Here is an image to reference the dataset.

As you can see there are 22520376 rows and while we wanted to work on them all, we were limited to work on the first 1050 rows. We moved the model to GPU for a faster result.

df = pd.read_csv('/kaggle/input/en-fr-translation-dataset/en-fr.csv', nrows=1050)
from transformers import MarianMTModel, MarianTokenizer
import torch
import time

# Load the English-French translation model
model_fr = MarianMTModel.from_pretrained("Helsinki-NLP/opus-mt-en-fr")
tokenizer_fr = MarianTokenizer.from_pretrained("Helsinki-NLP/opus-mt-en-fr")

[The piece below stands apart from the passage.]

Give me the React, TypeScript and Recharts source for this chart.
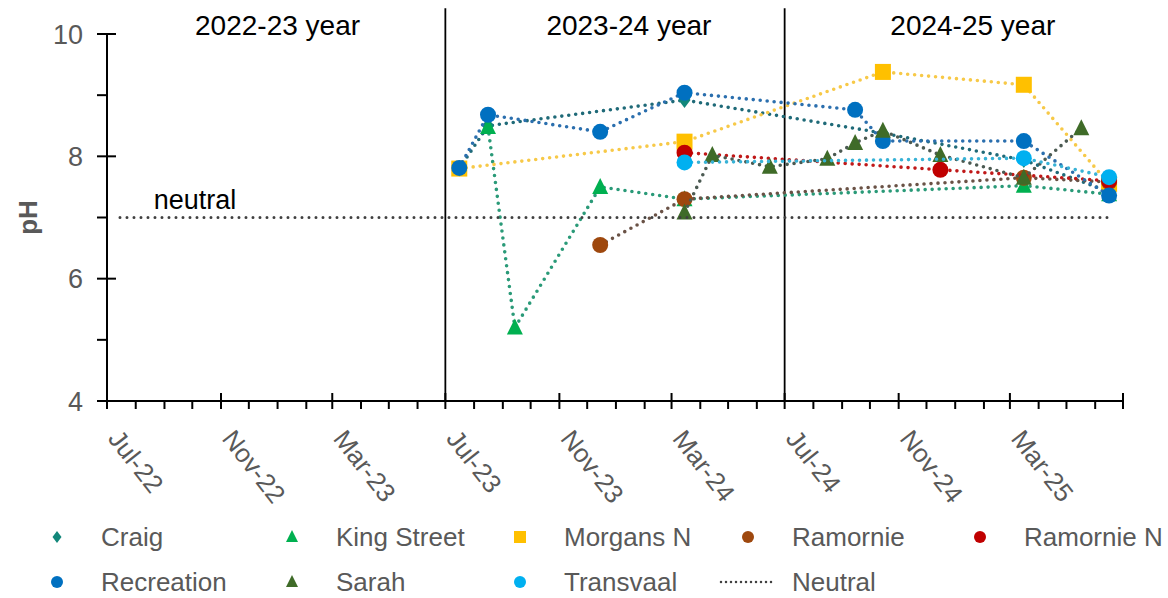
import React from "react";
import {
  ScatterChart,
  Scatter,
  XAxis,
  YAxis,
  ReferenceLine,
  ReferenceDot,
} from "recharts";

// sampling dates and pH readings per site
const craigDates = ["2023-07-16", "2023-08-16", "2024-03-15", "2024-10-15", "2025-03-16", "2025-06-16"];
const craigPH = [7.8, 8.5, 8.92, 8.38, 7.94, 7.42];

const kingDates = ["2023-08-16", "2023-09-14", "2023-12-15", "2024-03-15", "2025-03-16", "2025-06-16"];
const kingPH = [8.48, 5.2, 7.5, 7.3, 7.52, 7.38];

const morgansDates = ["2023-07-16", "2024-03-15", "2024-10-15", "2025-03-16", "2025-06-16"];
const morgansPH = [7.8, 8.24, 9.38, 9.17, 7.55];

const ramornieDates = ["2023-12-15", "2024-03-15", "2025-03-16", "2025-06-16"];
const ramorniePH = [6.55, 7.3, 7.65, 7.58];

const ramornieNDates = ["2024-03-15", "2024-12-16", "2025-06-16"];
const ramornieNPH = [8.06, 7.78, 7.6];

const recreationDates = ["2023-07-16", "2023-08-16", "2023-12-15", "2024-03-15", "2024-09-15", "2024-10-15", "2025-03-16", "2025-06-16"];
const recreationPH = [7.81, 8.68, 8.4, 9.04, 8.76, 8.25, 8.25, 7.36];

const sarahDates = ["2024-03-15", "2024-04-14", "2024-06-15", "2024-08-16", "2024-09-15", "2024-10-15", "2024-12-16", "2025-03-16", "2025-05-17"];
const sarahPH = [7.08, 8.02, 7.83, 7.96, 8.22, 8.42, 8.02, 7.65, 8.46];

const transvaalDates = ["2024-03-15", "2025-03-16", "2025-06-16"];
const transvaalPH = [7.9, 7.97, 7.66];

const neutralDates = ["2022-07-15", "2025-06-16"];
const neutralPH = [7, 7];

const xTickLabels = ["Jul-22", "Nov-22", "Mar-23", "Jul-23", "Nov-23", "Mar-24", "Jul-24", "Nov-24", "Mar-25"];
const yearLabels = ["2022-23 year", "2023-24 year", "2024-25 year"];
const yearLabelDates = ["2023-01-01", "2024-01-15", "2025-01-20"];
const yearBreaks = ["2023-07-01", "2024-07-01"];

const toTime = (s: string) =>
  Date.UTC(+s.slice(0, 4), +s.slice(5, 7) - 1, +s.slice(8, 10));

const START = toTime("2022-07-01");
const END = toTime("2025-07-01");

// one tick per month, every 4th one is a major tick
const monthTicks: number[] = [];
for (let i = 0; i <= 36; i++) monthTicks.push(Date.UTC(2022, 6 + i, 1));

const pts = (dates: string[], vals: number[]) =>
  dates.map((d, i) => ({ x: toTime(d), y: vals[i] }));

type Kind = "circle" | "square" | "triangle" | "diamond" | "none";

const SERIES: {
  name: string;
  data: { x: number; y: number }[];
  kind: Kind;
  fill: string;
  line: string;
}[] = [
  { name: "Craig", data: pts(craigDates, craigPH), kind: "diamond", fill: "#12877a", line: "#1f6a78" },
  { name: "King Street", data: pts(kingDates, kingPH), kind: "triangle", fill: "#00b050", line: "#2a9a78" },
  { name: "Morgans N", data: pts(morgansDates, morgansPH), kind: "square", fill: "#ffc000", line: "#f7c948" },
  { name: "Ramornie", data: pts(ramornieDates, ramorniePH), kind: "circle", fill: "#9e480e", line: "#6a5246" },
  { name: "Ramornie N", data: pts(ramornieNDates, ramornieNPH), kind: "circle", fill: "#c00000", line: "#c01818" },
  { name: "Recreation", data: pts(recreationDates, recreationPH), kind: "circle", fill: "#0070c0", line: "#2b6fae" },
  { name: "Sarah", data: pts(sarahDates, sarahPH), kind: "triangle", fill: "#3f6b28", line: "#4b5a52" },
  { name: "Transvaal", data: pts(transvaalDates, transvaalPH), kind: "circle", fill: "#00b0f0", line: "#38b2d6" },
];

const neutralData = pts(neutralDates, neutralPH);

function Marker({ cx, cy, kind, fill, size }: any) {
  if (cx == null || cy == null) return <g />;
  const h = size / 2;
  switch (kind) {
    case "circle":
      return <circle cx={cx} cy={cy} r={h} fill={fill} />;
    case "square":
      return <rect x={cx - h} y={cy - h} width={size} height={size} fill={fill} />;
    case "triangle":
      return (
        <polygon
          points={`${cx},${cy - h - 1} ${cx + h},${cy + h - 1} ${cx - h},${cy + h - 1}`}
          fill={fill}
        />
      );
    case "diamond":
      return (
        <polygon
          points={`${cx},${cy - h} ${cx + h * 0.75},${cy} ${cx},${cy + h} ${cx - h * 0.75},${cy}`}
          fill={fill}
        />
      );
    default:
      return <g />;
  }
}

const TICK_GRAY = "#595959";
const FONT = "'Liberation Sans', Arial, sans-serif";

function XTick({ x, y, payload }: any) {
  const d = new Date(payload.value);
  const idx = (d.getUTCFullYear() - 2022) * 12 + d.getUTCMonth() - 6;
  const major = idx % 4 === 0;
  const label = major ? xTickLabels[idx / 4] : undefined;
  return (
    <g>
      <line x1={x} x2={x} y1={major ? y - 8 : y} y2={y + 8} stroke="#000" strokeWidth={2} />
      {label && (
        <text
          x={x}
          y={y + 38}
          transform={`rotate(52 ${x} ${y + 38})`}
          textAnchor="start"
          fontSize={26}
          fontFamily={FONT}
          fill={TICK_GRAY}
        >
          {label}
        </text>
      )}
    </g>
  );
}

function YTick({ x, y, payload }: any) {
  const major = payload.value % 2 === 0;
  return (
    <g>
      <line x1={x - 10} x2={major ? x + 9 : x} y1={y} y2={y} stroke="#000" strokeWidth={2} />
      {major && (
        <text
          x={x - 24}
          y={y}
          dy="0.36em"
          textAnchor="end"
          fontSize={27}
          fontFamily={FONT}
          fill={TICK_GRAY}
        >
          {payload.value}
        </text>
      )}
    </g>
  );
}

function LegendMark({ kind, color }: { kind: Kind | "line"; color: string }) {
  return (
    <svg width={60} height={20} style={{ display: "block" }}>
      {kind === "line" ? (
        <line x1={3} x2={57} y1={10} y2={10} stroke={color} strokeWidth={2.5}
          strokeDasharray="0 5" strokeLinecap="round" />
      ) : (
        <Marker cx={30} cy={10} kind={kind} fill={color} size={12} />
      )}
    </svg>
  );
}

const legendCols = [27, 262, 490, 718, 950];

function ChartLegend() {
  const items = [
    ...SERIES.map((s) => ({ name: s.name, kind: s.kind as Kind | "line", color: s.fill })),
    { name: "Neutral", kind: "line" as const, color: "#404040" },
  ];
  return (
    <div style={{ position: "absolute", left: 0, top: 0, width: 1168, height: 598, pointerEvents: "none" }}>
      {items.map((it, i) => {
        const row = Math.floor(i / 5);
        const col = i % 5;
        return (
          <div
            key={it.name}
            style={{
              position: "absolute",
              left: legendCols[col],
              top: 537 + row * 45 - 15,
              height: 30,
              display: "flex",
              alignItems: "center",
              fontFamily: FONT,
              fontSize: 26,
              color: TICK_GRAY,
              whiteSpace: "nowrap",
            }}
          >
            <LegendMark kind={it.kind} color={it.color} />
            <span style={{ marginLeft: 14 }}>{it.name}</span>
          </div>
        );
      })}
    </div>
  );
}

export default function App() {
  return (
    <div style={{ position: "absolute", left: 0, top: 0, width: 1168, height: 598, background: "#fff" }}>
      <ScatterChart
        width={1168}
        height={598}
        margin={{ top: 34, right: 45, bottom: 97, left: 0 }}
      >
        <XAxis
          type="number"
          dataKey="x"
          domain={[START, END]}
          ticks={monthTicks}
          interval={0}
          tick={(p: any) => <XTick {...p} />}
          tickLine={false}
          tickSize={0}
          tickMargin={0}
          axisLine={{ stroke: "#000", strokeWidth: 2 }}
          height={100}
          allowDataOverflow
        />
        <YAxis
          type="number"
          dataKey="y"
          domain={[4, 10]}
          ticks={[4, 5, 6, 7, 8, 9, 10]}
          interval={0}
          tick={(p: any) => <YTick {...p} />}
          tickLine={false}
          tickSize={0}
          tickMargin={0}
          axisLine={{ stroke: "#000", strokeWidth: 2 }}
          width={107}
          label={{
            content: (p: any) => {
              const vb = p.viewBox || { x: 0, y: 34, width: 107, height: 367 };
              const cx = vb.x + 28;
              const cy = vb.y + vb.height / 2;
              return (
                <text
                  x={cx}
                  y={cy}
                  transform={`rotate(-90 ${cx} ${cy})`}
                  textAnchor="middle"
                  dominantBaseline="central"
                  fontSize={26}
                  fontWeight="bold"
                  fontFamily={FONT}
                  fill={TICK_GRAY}
                >
                  pH
                </text>
              );
            },
          }}
        />
        {yearBreaks.map((d) => (
          <ReferenceLine
            key={d}
            segment={[
              { x: toTime(d), y: 4 },
              { x: toTime(d), y: 10.42 },
            ]}
            ifOverflow="visible"
            stroke="#000"
            strokeWidth={1.8}
          />
        ))}
        {yearLabels.map((t, i) => (
          <ReferenceDot
            key={t}
            x={toTime(yearLabelDates[i])}
            y={10.14}
            r={0}
            fill="none"
            stroke="none"
            ifOverflow="visible"
            label={{ value: t, position: "center", fontSize: 28, fill: "#000", fontFamily: FONT }}
          />
        ))}
        <ReferenceDot
          x={toTime("2022-10-04")}
          y={7.29}
          r={0}
          fill="none"
          stroke="none"
          ifOverflow="visible"
          label={{ value: "neutral", position: "center", fontSize: 27, fill: "#000", fontFamily: FONT }}
        />
        {SERIES.map((s) => (
          <Scatter
            key={s.name}
            name={s.name}
            data={s.data}
            isAnimationActive={false}
            line={{
              stroke: s.line,
              strokeWidth: 3.6,
              strokeDasharray: "0 7",
              strokeLinecap: "round",
            }}
            lineType="joint"
            fill={s.fill}
            shape={(p: any) => <Marker cx={p.cx} cy={p.cy} kind={s.kind} fill={s.fill} size={16} />}
          />
        ))}
        <Scatter
          name="Neutral"
          data={neutralData}
          isAnimationActive={false}
          line={{
            stroke: "#404040",
            strokeWidth: 3,
            strokeDasharray: "0 7",
            strokeLinecap: "round",
          }}
          lineType="joint"
          fill="#404040"
          shape={() => <g />}
        />
      </ScatterChart>
      <ChartLegend />
    </div>
  );
}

# Move the model to GPU if available
if torch.cuda.is_available():
model_fr = model_fr.to('cuda')

# Assuming df is your English-French DataFrame
# Add a new column for translations
df['French_Translation'] = ''

# Function to batch translate English sentences to French
def batch_translate_to_french(sentences):
tokens_fr = tokenizer_fr(sentences.tolist(), return_tensors="pt", padding=True, truncation=True)

# Move tokens to GPU if available
if torch.cuda.is_available():
tokens_fr = {k: v.to('cuda') for k, v in tokens_fr.items()}

translated_fr = model_fr.generate(**tokens_fr)
return tokenizer_fr.batch_decode(translated_fr, skip_special_tokens=True)

# Measure the execution time
start_time = time.time()

# Batch size for translation
batch_size = 32

# Iterate through each batch in the DataFrame and translate the 'English' column
for i in range(0, len(df), batch_size):
batch_df = df.loc[i:i+batch_size-1]
english_sentences = batch_df['en']

# Translate the batch and update the DataFrame
translated_fr_batch = batch_translate_to_french(english_sentences)
df.loc[i:i+batch_size-1, 'French_Translation'] = translated_fr_batch

# Calculate and print the execution time
end_time = time.time()
execution_time = end_time - start_time
print(f"Batch Size: {batch_size}, Execution Time: {execution_time} seconds")

# Display the updated DataFrame
df

The result of the provided code is the added column named “French_Translation” which contains the translation provided by the model “Helsinki-NLP/opus-mt-en-fr”.

Accuracy

On the modified data frame, we want to test the accuracy of how well the model translated the provided sentences. To do that we used bertscore and SacreBLEU.

from sacrebleu import corpus_bleu

# Reference translations (ground truth)
reference_translations = df['fr'].tolist() # column 'fr' with reference of translations

# Candidate translations (model output)
candidate_translations = df['French_Translation'].tolist() # French_Translation' is the column with model translations

# Calculate BLEU score
bleu_score = corpus_bleu(candidate_translations, [reference_translations])
print(f"SacreBLEU Score: {bleu_score.score}")

By doing this we got the result SacreBLEU Score: 40.985200167840425.

from bert_score import score

# Reference translations (ground truth)
references = df['fr'].tolist() # column fr with reference translations

# Candidate translations (model output)
hypotheses = df['French_Translation'].tolist() # 'French_Translation' : column with model translations

# Calculate BERTScore
P, R, F1 = score(hypotheses, references, lang='fr', verbose=True)

print(f"BERTScore Precision: {P.mean().item():.4f}")
print(f"BERTScore Recall: {R.mean().item():.4f}")
print(f"BERTScore F1: {F1.mean().item():.4f}")

Using BERTScore, we got the following results:

done in 6.17 seconds, 162.02 sentences/sec
BERTScore Precision: 0.8966
BERTScore Recall: 0.8943
BERTScore F1: 0.8952

import numpy as np

from Levenshtein import distance as lev

levenshtein_scores = [lev(ref, hyp) for ref, hyp in zip(references, hypotheses)]
avg_levenshtein_score = np.mean(levenshtein_scores)
print(f"Average Levenshtein Score: {avg_levenshtein_score:.4f}")

The average Levenshtein Score is 48.1990.

Upcoming Upgrades

Based on the findings, the score is better than average. Using more data would be one way to improve this, but it would take a lot of time, thus additional GPUs and improved code optimization would also be required. Or, we may attempt a different data model.

--

--